Under Russian occupation from 1944 to 1989, discussion of Jewish genocide was mostly taboo in Poland. Young people were taught that those who died in the camps were Poles or came from “many different countries,” and were not identified as Jews. Extermination camp memorials and museums, established after the war, at Majdanek, Auschwitz-Birkenau, Chelmno, Belzec, Sobibor and Treblinka were to
“commemorate Polish and international martyrdom.” Their displays showed atrocities committed by Nazi Germany in Poland,
with little mention of the devastation to the Jewish population. Finally, in 2013, the Yad Vashem World Holocaust Remembrance Center in Israel prepared a permanent exhibition entitled
Shoah, at Auschwitz-Birkenau, to clearly define the Holocaust and the murder of the Jewish people.

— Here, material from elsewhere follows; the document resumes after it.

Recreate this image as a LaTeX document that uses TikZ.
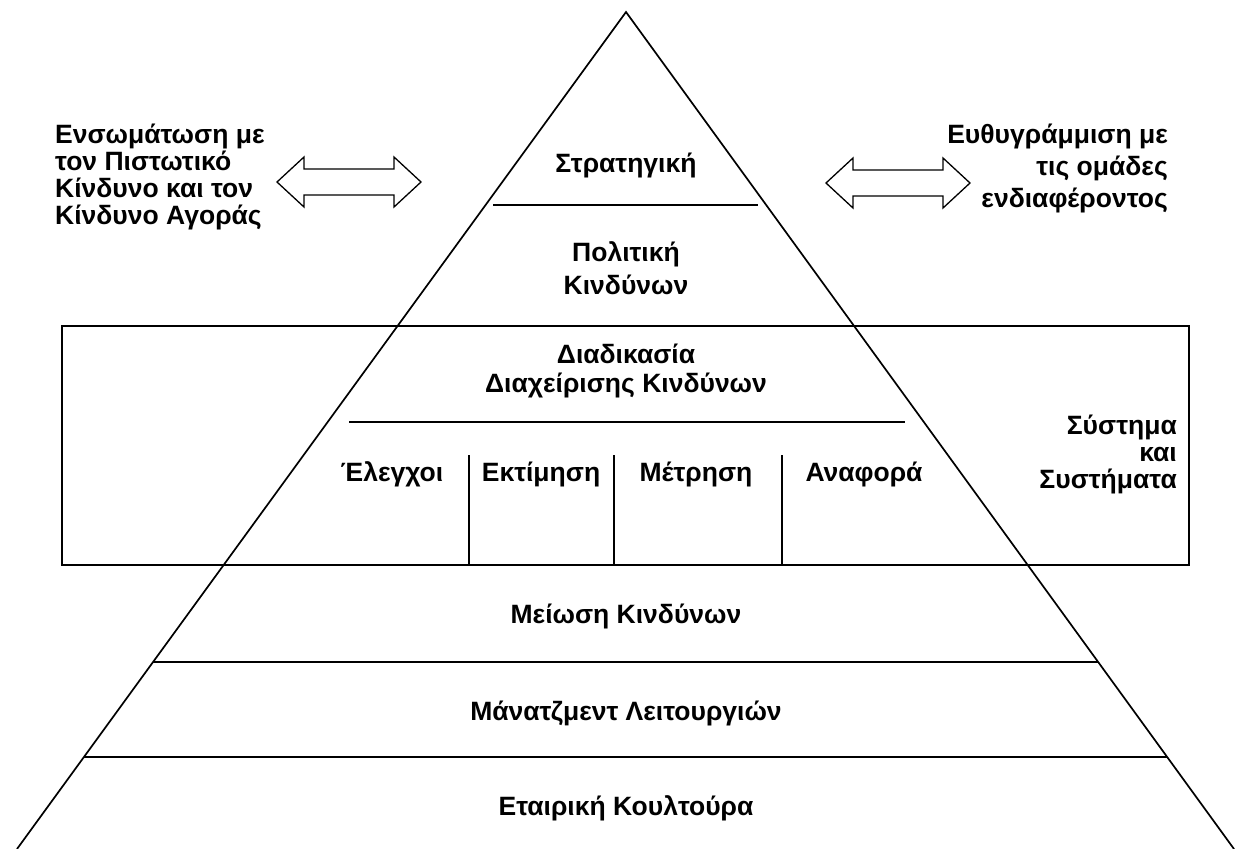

In the meantime, signs of interest in Jewish life began in the 1980s as the communist government weakened. Some young Poles discovered their Jewish roots and gathered in a small network of synagogues, schools and summer camps. Academic Jewish studies programs were established at Warsaw University and the Jagiellonian University in Krakow. Also,
the Jewish Culture Festival in Krakow began in 1988, celebrating its 30th anniversary this year. In addition, the Museum of the History of Polish Jews, the
Polin Museum, opened on the site of the Warsaw Ghetto in 2013.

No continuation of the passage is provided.